Deus não me deu lá muita coisa que possa provocar inveja, eu sei. Mas ao menos uma: tenho uma das melhores memórias que conheço. De vez em quando, é chato. Para trabalhar, dada a minha profissão, é uma bênção.
Leio agora que as despesas decorrentes da cirurgia e internação do presidente Jair Bolsonaro no Albert Einstein, um dos hospitais de ponta no Brasil, ficarão em R$ 400 mil. E assim será porque os médicos decidiram não cobrar honorários. Ou seria muito mais. Não se sabe ainda quem ressarciu ou vai ressarcir as despesas da primeira internação, quando ele era apenas deputado e candidato.
A conta de agora será paga pela Presidência da República. Valer dizer: por nós!
O tempo pode ser cruel para os que conservam a arte de ficar corados, não é mesmo? Não estou certo de que seja o caso de Bolsonaro.
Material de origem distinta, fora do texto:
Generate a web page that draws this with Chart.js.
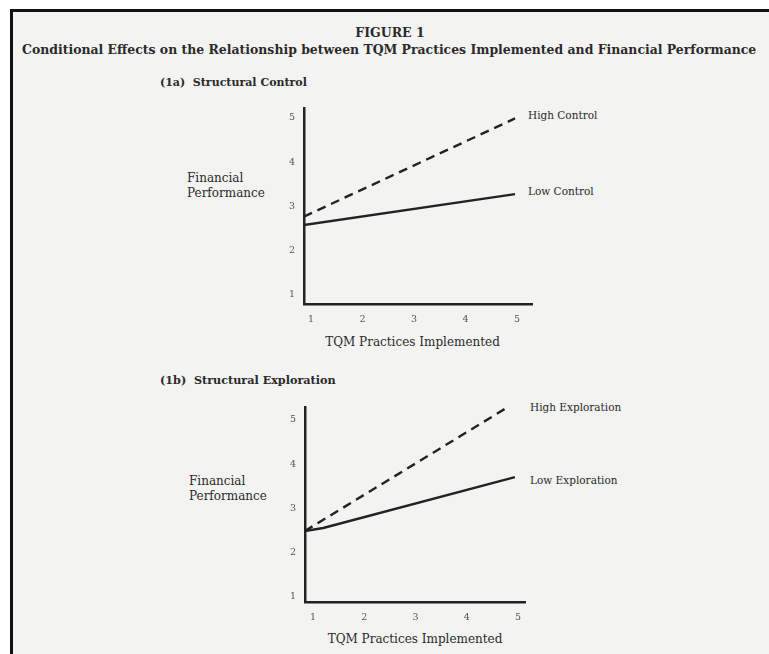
<!DOCTYPE html>
<html>
<head>
<meta charset="utf-8">
<script src="https://cdn.jsdelivr.net/npm/chart.js@4.4.1/dist/chart.umd.min.js"></script>
<style>
  html, body { margin: 0; padding: 0; background: #ffffff; }
  body { width: 769px; height: 654px; position: relative; overflow: hidden; font-family: "DejaVu Serif", "Liberation Serif", serif; color: #2a2a2a; }
  #page { position: absolute; left: 10px; top: 9px; width: 759px; height: 645px; background: #f3f3f2; border-top: 3px solid #111; border-left: 3px solid #111; box-sizing: border-box; }
  .t { position: absolute; white-space: nowrap; line-height: 1; }
  .c { position: absolute; left: 0; top: 0; width: 769px; height: 654px; }
</style>
</head>
<body>
<div id="page"></div>
<div class="t" id="fig" style="left:0;width:780px;text-align:center;top:27px;font-size:12.5px;font-weight:bold;">FIGURE 1</div>
<div class="t" id="title" style="left:22px;top:44px;font-size:12.45px;font-weight:bold;">Conditional Effects on the Relationship between TQM Practices Implemented and Financial Performance</div>
<div class="t" style="left:160px;top:77px;font-size:11px;font-weight:bold;">(1a)&nbsp; Structural Control</div>
<div class="t" style="left:160px;top:375px;font-size:11.2px;font-weight:bold;">(1b)&nbsp; Structural Exploration</div>
<div class="t" style="left:187px;top:171px;font-size:12px;line-height:15px;">Financial<br>Performance</div>
<div class="t" style="left:189px;top:474px;font-size:12px;line-height:15px;">Financial<br>Performance</div>
<div class="t" style="left:0;width:825px;text-align:center;top:336px;font-size:12px;">TQM Practices Implemented</div>
<div class="t" style="left:0;width:830px;text-align:center;top:633px;font-size:12px;">TQM Practices Implemented</div>
<div class="t" style="left:528px;top:110px;font-size:10.5px;">High Control</div>
<div class="t" style="left:528px;top:186px;font-size:10.5px;">Low Control</div>
<div class="t" style="left:530px;top:402px;font-size:10.5px;">High Exploration</div>
<div class="t" style="left:530px;top:475px;font-size:10.5px;">Low Exploration</div>
<div class="c"><canvas id="c1"></canvas></div>
<div class="c"><canvas id="c2"></canvas></div>
<script>
// ---- data ----
const xTicks = [1, 2, 3, 4, 5];
const yTicks = [1, 2, 3, 4, 5];

// Panel 1a: Structural Control
const controlX = [0.86, 4.96];
const highControl = [2.77, 4.99];
const lowControl = [2.58, 3.28];

// Panel 1b: Structural Exploration
const highExplX = [0.84, 4.80];
const highExploration = [2.49, 5.29];
const lowExplX = [0.84, 1.2, 4.94];
const lowExploration = [2.49, 2.56, 3.71];

const toPts = (xs, ys) => xs.map((x, i) => ({ x: x, y: ys[i] }));

const INK = '#222222';
const TICK_FONT = { family: '"DejaVu Serif", "Liberation Serif", serif', size: 9.5 };

function makeChart(id, box, xr, yr, datasets) {
  const W = 30, H = 30;
  return new Chart(document.getElementById(id), {
    type: 'line',
    data: { datasets: datasets },
    options: {
      responsive: true,
      maintainAspectRatio: false,
      animation: false,
      events: [],
      layout: { padding: { left: box.left - W, top: box.top, right: 769 - box.right, bottom: 654 - box.bottom - H } },
      plugins: { legend: { display: false }, tooltip: { enabled: false }, title: { display: false } },
      elements: { point: { radius: 0 }, line: { tension: 0, borderCapStyle: 'butt' } },
      scales: {
        x: {
          type: 'linear', min: xr[0], max: xr[1],
          afterBuildTicks: s => { s.ticks = xTicks.map(v => ({ value: v })); },
          afterFit: s => { s.height = H; },
          grid: { display: false, drawTicks: false },
          border: { display: true, color: INK, width: 2.5 },
          ticks: { color: '#555', font: TICK_FONT, padding: 10, maxRotation: 0, autoSkip: false }
        },
        y: {
          type: 'linear', min: yr[0], max: yr[1],
          afterBuildTicks: s => { s.ticks = yTicks.map(v => ({ value: v })); },
          afterFit: s => { s.width = W; },
          grid: { display: false, drawTicks: false },
          border: { display: true, color: INK, width: 2.5 },
          ticks: { color: '#555', font: TICK_FONT, padding: 9, autoSkip: false }
        }
      }
    }
  });
}

makeChart('c1', { left: 304, right: 532, top: 108, bottom: 304 }, [0.864, 5.29], [0.797, 5.226], [
  { label: 'High Control', data: toPts(controlX, highControl), borderColor: INK, borderWidth: 2.4, borderDash: [9, 6], fill: false },
  { label: 'Low Control', data: toPts(controlX, lowControl), borderColor: INK, borderWidth: 2.4, fill: false }
]);

makeChart('c2', { left: 305, right: 525, top: 407, bottom: 602 }, [0.844, 5.137], [0.887, 5.294], [
  { label: 'High Exploration', data: toPts(highExplX, highExploration), borderColor: INK, borderWidth: 2.4, borderDash: [9, 6], fill: false },
  { label: 'Low Exploration', data: toPts(lowExplX, lowExploration), borderColor: INK, borderWidth: 2.4, fill: false }
]);
</script>
</body>
</html>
Dilma, ainda candidata, e Lula, já ex-presidente, trataram de seus respectivos cânceres no Sírio-Libanês, que ombreia com Einstein na condição de "o hospital" de ponta no Brasil. À diferença do caso Bolsonaro, não houve despesas para o erário.
Os petistas, e eu conheço essa história melhor do que ninguém, me tratavam como o demônio da imprensa. Mas não leram em nenhum texto meu, à época, nem em um caso nem em outro, nenhuma censura ao fato de candidata e ex-presidente buscarem tratamento de ponta. Ao contrário: eu censurei quem saia vomitando na Internet que eles deveriam se tratar no SUS. Meu posicionamento foi claro: deveriam buscar o melhor que o dinheiro de que dispunham podia pagar.
Até porque sou experimentado nisso. Extraí dois tumores do crânio em 2006. No Einstein. Eu podia pagar. Fiquei duro. Parcelei. Mas paguei. Bem mais tarde, em dezembro de 2016, o Sírio-Libanês cuidou de um aneurisma no meu cérebro. Meu plano, pago com o meu dinheiro, cobria. Oh, leitor inimigo! Você tem o direito de dizer que, da minha cabeça, só saem coisas que não prestam. Quando menos, a piada é boa!
Mas eu falava de memória, que não foi afetada nem pelos tumores nem pelo aneurisma.
Em 2011, parlamentares dos mais variados matizes se solidarizaram com o então já ex-presidente Lula pelo câncer na laringe. Não houve, quase, exceção na expressão do desejo de que o petista se recuperasse. Eu disse "quase". Houve, sim, uma exceção: Jair Bolsonaro.
Ouvido a respeito, o então deputado não expressou solidariedade nenhuma e ainda esculhambou Lula, afirmando que ele deveria se tratar no SUS, não no Sírio-Libanês. E olhem que coisa: o petista não gastava dinheiro público para se tratar numa instituição de ponta.
Agora, ficamos sabendo que a Presidência da República é que vai pagar os R$ 400 mil ao Einstein — e a conta poderia ter sido bem maior não fossem as afinidades eletivas dos médicos, certo? — em razão da segunda internação de Bolsonaro.
Se eu fosse como o atual presidente da República acha que as pessoas devem ser e como ele é com os outros, poderia perguntar: "Por que não se tratou no Hospital do Exército? Afinal, se ele pode entregar parte considerável de um país de mais de 200 milhões de pessoas aos militares, por que não a sua vida honorável?" Nota: acho os militares a melhor parcela de um governo patético no conjunto.
Mas eu não sou bolsonarista. Na verdade, porquanto isso queira dizer um pensamento, uma leitura da realidade e um modo de estar no mundo, eu tenho é repulsa por aquilo que se mostra ou busca significar.
Bolsonaro fez bem em buscar tratamento de ponta, ainda que com o dinheiro público. Ele fez mal quando atacou Lula por se tratar no Sírio-Libanês. E aquela despesa não foi paga com dinheiro público.
Bolsonaro vive para se desmentir e para ver suas afirmações serem desmoralizadas pelos fatos. Mas não acho isso ruim. Ele falava e falava muita besteira. A história não tinha como lhe dar razão. Torço para que ponha fim às asneiras. Mas, tudo indica, isso não se dará tão cedo.